Originally, he said, it wasn’t clear if there would be enough funding for the second floor, which will serve as a multipurpose cultural center, with three large rooms for lectures, meetings, and conferences. “It’s just going to make the flexibility better. I’m glad we were able to find the funding because very shortly you’re going to have a space there that Montauk is very proud of.”

The concrete floor has been polished smooth. “Everything is built upon this, so it has to be pretty much perfect,” Mr. Pincott said.

Motorized partitions with panels that weigh 800 pounds each will act as walls between the rooms. Mr. Pincott explained that the weight of the panels was determined by their sound rating. In order to have simultaneous events in adjacent rooms, the panels had to be thick enough to block sound, hence the weight.

Instead of extending the second floor the full length of the building, it stops short, creating an opening from the pool to the ceiling of the structure, a lightwell. “The light that will shine down into the pool is very dramatic, holistic, and works very well,” Mr. Lys said.

The Playhouse is a Carl Fisher building, built in the 1920s, that had fallen into disrepair before it was donated to the town around the turn of the 21st century. Starting in 2003, the Montauk Playhouse Community Center Foundation restored half the building, which opened as a community center.

“When you add in the architectural aspects of the old Carl Fisher building . . . those are going to be exposed. The blending of a National Historic Register building with a modern use, I think it’s been designed very well,” Mr. Lys said.

Mr. Pincott showed a slide of what the building looked like when work began in April: a 50,000-square-foot empty warehouse with a sandy floor. That space has quickly been diced and organized for future use.

“We started the work only four and a half months ago,” he said. “But for me it seems like a year ago. I can see the progress.

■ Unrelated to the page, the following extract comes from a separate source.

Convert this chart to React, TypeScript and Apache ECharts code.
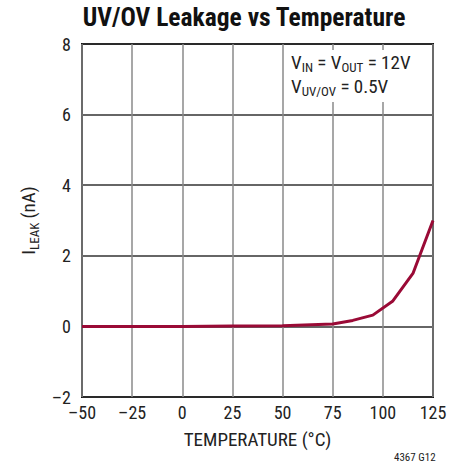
import React, { useEffect, useRef } from "react";
import * as echarts from "echarts";

const temperatures = [-50, -25, 0, 25, 50, 75, 85, 95, 105, 115, 125];
const leakage = [0, 0, 0, 0.01, 0.02, 0.07, 0.17, 0.32, 0.72, 1.5, 3.0];
const xTicks = { min: -50, max: 125, interval: 25 };
const yTicks = { min: -2, max: 8, interval: 2 };

const FONT = "'Liberation Sans Narrow', 'Roboto Condensed', 'Liberation Sans', sans-serif";

export default function App() {
  const ref = useRef<HTMLDivElement>(null);
  useEffect(() => {
    if (!ref.current) return;
    const chart = echarts.init(ref.current, null, { renderer: "svg" });
    const fmt = (v: number) => (v < 0 ? "\u2013" + Math.abs(v) : String(v));
    const legendRich = {
      m: { fontFamily: FONT, fontSize: 19, fill: "#222", lineHeight: 19, verticalAlign: "bottom" },
      s: { fontFamily: FONT, fontSize: 13, fill: "#222", lineHeight: 19, verticalAlign: "bottom", padding: [0, 0, -2, 0] },
    };
    chart.setOption({
      animation: false,
      backgroundColor: "#ffffff",
      grid: { left: 82, right: 30, top: 44, bottom: 71, show: true, borderColor: "#111", borderWidth: 2, backgroundColor: "transparent" },
      xAxis: {
        type: "value",
        min: xTicks.min,
        max: xTicks.max,
        interval: xTicks.interval,
        name: "TEMPERATURE (°C)",
        nameLocation: "middle",
        nameGap: 33,
        nameTextStyle: { fontFamily: FONT, fontSize: 19, color: "#222" },
        axisLine: { show: false },
        axisTick: { show: false },
        axisLabel: { fontFamily: FONT, fontSize: 18, color: "#222", margin: 6, formatter: fmt },
        splitLine: { show: true, lineStyle: { color: "#8a8a8a", width: 1.5 } },
      },
      yAxis: {
        type: "value",
        min: yTicks.min,
        max: yTicks.max,
        interval: yTicks.interval,
        name: "{m|I}{s|LEAK}{m| (nA)}",
        nameLocation: "middle",
        nameGap: 42,
        nameTextStyle: {
          fontFamily: FONT, color: "#222",
          rich: {
            m: { fontFamily: FONT, fontSize: 19, color: "#222", lineHeight: 24, verticalAlign: "bottom" },
            s: { fontFamily: FONT, fontSize: 13, color: "#222", lineHeight: 24, verticalAlign: "bottom", padding: [0, 0, -3, 0] },
          },
        },
        axisLine: { show: false },
        axisTick: { show: false },
        axisLabel: { fontFamily: FONT, fontSize: 18, color: "#222", margin: 11, formatter: fmt },
        splitLine: { show: true, lineStyle: { color: "#333", width: 1.5 } },
      },
      graphic: [
        {
          type: "text",
          x: 244,
          y: 4,
          style: {
            text: "UV/OV Leakage vs Temperature",
            fontFamily: FONT, fontWeight: "bold", fontSize: 25.5, fill: "#111",
            textAlign: "center",
          },
        },
        {
          type: "rect",
          shape: { x: 284, y: 50, width: 147, height: 52 },
          style: { fill: "#ffffff" },
          z: 10,
        },
        {
          type: "text",
          x: 291,
          y: 53,
          z: 11,
          style: { text: "{m|V}{s|IN}{m| = V}{s|OUT}{m| = 12V}", fontFamily: FONT, rich: legendRich },
        },
        {
          type: "text",
          x: 291,
          y: 77,
          z: 11,
          style: { text: "{m|V}{s|UV/OV}{m| = 0.5V}", fontFamily: FONT, rich: legendRich },
        },
        {
          type: "text",
          x: 394,
          y: 452,
          style: { text: "4367 G12", fontFamily: FONT, fontSize: 11, fill: "#222" },
        },
      ],
      series: [
        {
          type: "line",
          data: temperatures.map((t, i) => [t, leakage[i]]),
          showSymbol: false,
          lineStyle: { color: "#9a0a36", width: 3 },
          z: 5,
        },
      ],
    });
    return () => chart.dispose();
  }, []);
  return <div ref={ref} style={{ width: 463, height: 468, position: "absolute", left: 0, top: 0 }} />;
}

I believe the second floor is that step that shows, ‘Yeah, something is really happening here.’ Now you can see it happening, with the framing and individual spaces. It’s really coming to life.”

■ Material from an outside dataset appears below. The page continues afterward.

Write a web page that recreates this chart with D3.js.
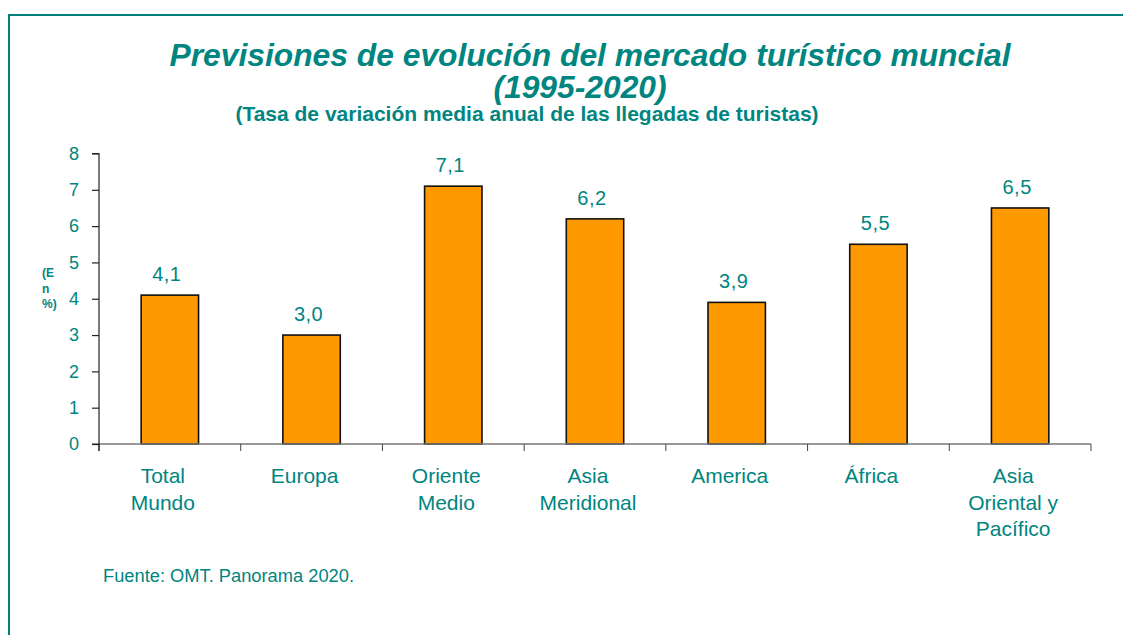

Sarah Iudicone, president of the Playhouse Foundation board, had a chance to tour the site two weeks ago. “When you see pictures, it doesn’t do it justice,” she said by phone yesterday. “When you see the framing of the space, you’ll know it will be transformative for Montauk.”

She said the board is pleased that construction is going so well. “The construction team is so professional. They coordinate well together and they have biweekly meetings — it’s been great.”

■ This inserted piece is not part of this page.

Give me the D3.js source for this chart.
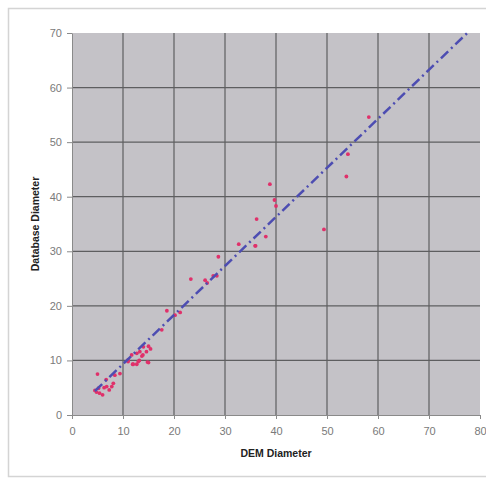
<!DOCTYPE html>
<html>
<head>
<meta charset="utf-8">
<script src="https://cdn.jsdelivr.net/npm/d3@7"></script>
<style>
  body { margin: 0; background: #fff; }
  svg { display: block; font-family: Arial, "Liberation Sans", sans-serif; }
</style>
</head>
<body>
<svg id="chart" width="486" height="479"></svg>
<script>
// DEM diameter vs database diameter
const demDiameter = [4.5, 5.2, 5.4, 6.0, 6.8, 7.3, 7.8, 8.1, 8.4, 9.4, 5.0, 6.7,
  11.0, 11.9, 12.7, 13.2, 13.7, 15.0, 15.4, 14.6, 13.9, 11.7, 12.7, 13.3, 14.0,
  15.0, 14.8, 13.0, 12.0, 11.0, 17.6, 18.6, 20.2, 21.2, 23.3, 26.1, 26.5, 27.7,
  28.4, 28.7, 32.7, 36.0, 35.9, 38.0, 36.2, 38.8, 39.7, 40.0, 49.4, 53.8, 54.1, 58.2, 4.8, 6.3]
const dbDiameter = [4.5, 4.9, 4.0, 3.7, 5.2, 4.6, 5.2, 5.8, 7.3, 7.6, 7.5, 6.5,
  10.1, 9.3, 9.3, 10.0, 10.8, 9.6, 12.1, 11.6, 11.0, 11.0, 11.3, 11.6, 12.5,
  12.6, 9.7, 9.8, 9.3, 9.8, 15.6, 19.1, 18.3, 18.8, 24.9, 24.7, 24.2, 25.5,
  25.5, 29.0, 31.3, 31.0, 31.0, 32.7, 35.9, 42.3, 39.4, 38.3, 34.0, 43.7, 47.8, 54.6, 4.2, 5.0]
// fitted line end points
const fitX = [4.5, 77.5]
const fitY = [4.4, 70]

const xTicks = [0, 10, 20, 30, 40, 50, 60, 70, 80]
const yTicks = [0, 10, 20, 30, 40, 50, 60, 70]

const plot = {left: 72, right: 480, top: 33, bottom: 415}

const svg = d3.select("#chart")

// outer frame
svg.append("rect")
   .attr("x", 8.5).attr("y", 8.5)
   .attr("width", 490).attr("height", 468)
   .attr("fill", "#fff")
   .attr("stroke", "#d4d4d4")
   .attr("stroke-width", 1.5)

const xScale = d3.scaleLinear().domain([0, 80]).range([plot.left, plot.right])
const yScale = d3.scaleLinear().domain([0, 70]).range([plot.bottom, plot.top])

svg.append("rect")
   .attr("x", plot.left).attr("y", plot.top)
   .attr("width", plot.right - plot.left).attr("height", plot.bottom - plot.top)
   .attr("fill", "#c4c2c7")

// grid (no lines on the plot edges)
const grid = svg.append("g").attr("stroke", "#5e5e60").attr("stroke-width", 1.2)
grid.selectAll(".gx").data(xTicks.slice(1, -1)).join("line")
    .attr("x1", d => xScale(d)).attr("x2", d => xScale(d))
    .attr("y1", plot.top).attr("y2", plot.bottom)
grid.selectAll(".gy").data(yTicks.slice(1, -1)).join("line")
    .attr("y1", d => yScale(d)).attr("y2", d => yScale(d))
    .attr("x1", plot.left).attr("x2", plot.right)

const xAxis = d3.axisBottom(xScale).tickValues(xTicks).tickSize(4).tickSizeOuter(0)
const yAxis = d3.axisLeft(yScale).tickValues(yTicks).tickSize(5).tickSizeOuter(0)

const xAxisSVG = svg.append("g")
   .attr("transform", `translate(0, ${plot.bottom})`)
   .call(xAxis)
xAxisSVG.selectAll(".tick line, .domain").attr("stroke", "#8a8a8a")
xAxisSVG.selectAll(".tick text").attr("fill", "#7a7a7a").attr("font-size", 11)
   .attr("font-family", "Arial, 'Liberation Sans', sans-serif").attr("dy", "1.2em")

const yAxisSVG = svg.append("g")
   .attr("transform", `translate(${plot.left}, 0)`)
   .call(yAxis)
yAxisSVG.selectAll(".tick line, .domain").attr("stroke", "#8a8a8a")
yAxisSVG.selectAll(".tick text").attr("fill", "#7a7a7a").attr("font-size", 11)
   .attr("font-family", "Arial, 'Liberation Sans', sans-serif").attr("x", -10)

// points
svg.append("g").selectAll("circle").data(demDiameter).join("circle")
   .attr("cx", d => xScale(d))
   .attr("cy", (d, i) => yScale(dbDiameter[i]))
   .attr("r", 1.9)
   .attr("fill", "#e0306a")

// trend line
svg.append("line")
   .attr("x1", xScale(fitX[0])).attr("y1", yScale(fitY[0]))
   .attr("x2", xScale(fitX[1])).attr("y2", yScale(fitY[1]))
   .attr("stroke", "#4d4db2")
   .attr("stroke-width", 2.5)
   .attr("stroke-dasharray", "10,4,2,4")

// labels
svg.append("text")
   .text("DEM Diameter")
   .attr("x", 276).attr("y", 457)
   .attr("text-anchor", "middle")
   .attr("font-size", 10.5).attr("font-weight", "bold")
   .attr("fill", "#222")
svg.append("text")
   .text("Database Diameter")
   .attr("transform", "translate(39, 224) rotate(-90)")
   .attr("text-anchor", "middle")
   .attr("font-size", 10.5).attr("font-weight", "bold")
   .attr("fill", "#222")
</script>
</body>
</html>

The board’s next step is raising money to outfit the space with equipment and supplies for the programs to take place there. The previous money mostly went toward the building project itself.

“We’ve been so grateful and fortunate for the community continuing to support this, because it is a longstanding project,” Ms. Iudicone said. “With the start of construction, we have new donor interest, which is wonderful.”